Of course there are no assurances; bears will argue that we're dropping overall from a double top; we see what they're looking at; know seasonal volatility that is common in April and May (expect to see some), but also suspect fundamental improvements (barring catastrophe) have a decent chance to make later declines what is normally a retrenchment, not the start of some new bearish wave. The problem that we are all aware of is the multinational stocks, which comprise so much of the Senior Averages; and those are the ones we have been particularly hesitant about, and are to a great extent some of the most beloved institutional favorites. If those firms are in fact able to muddle through these challenges and balance sheets that are somewhat (albeit generally not mortally) wounded, then this should be what we have in mind.
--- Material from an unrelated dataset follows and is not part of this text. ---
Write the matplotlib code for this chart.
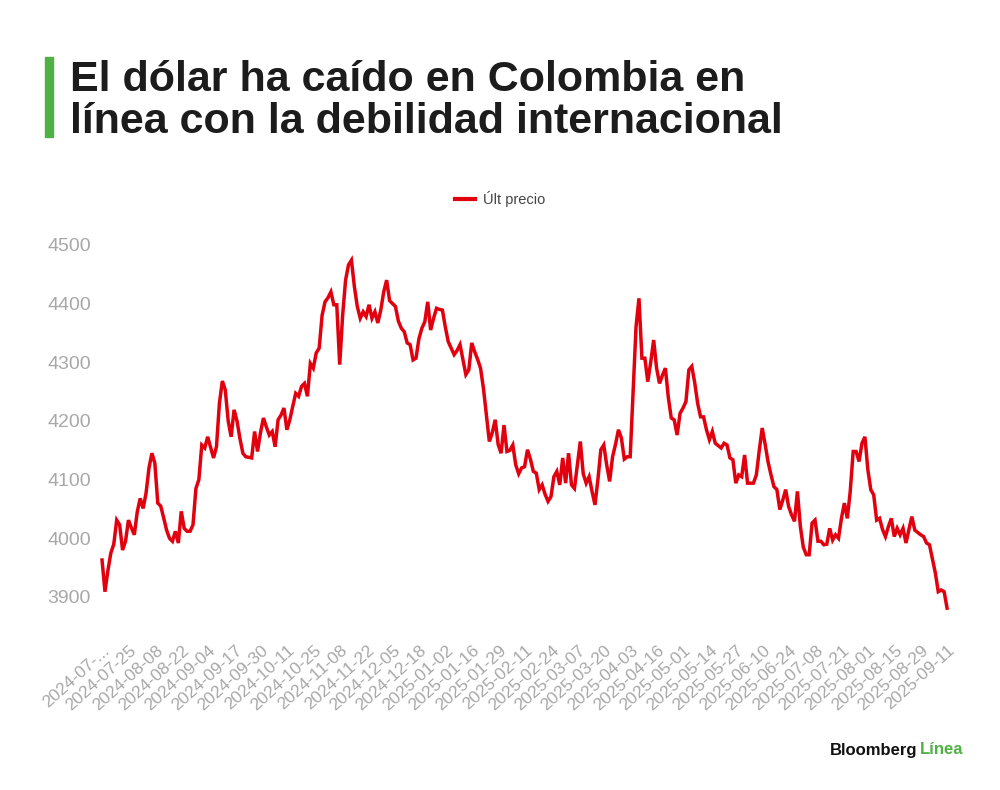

If not, or if terrorist catastrophe strikes, then of course things will be different. That's why our enthusiasm on the buy-side dates from September's panic; a perceived low-risk time to enter. Less low risk, but decent, were October pauses or even February's double-bottom; higher risk was the early January rise or earlier March rises, before corrective action commenced. It could very well be that next lower-risk (not low-risk) opportunity is delayed for weeks, but we don't know that; so we'll suggest staying tuned to this.

Meanwhile, as we approach the Quarter's final session and month-end trading, we wish all our friends celebrating Seder a most joyous Passover holiday observation.

On Thursday, ahead of the Good Friday market recess, our comments will be short, as we all look forward to a few days of reflection on these historic, but chaotic, times.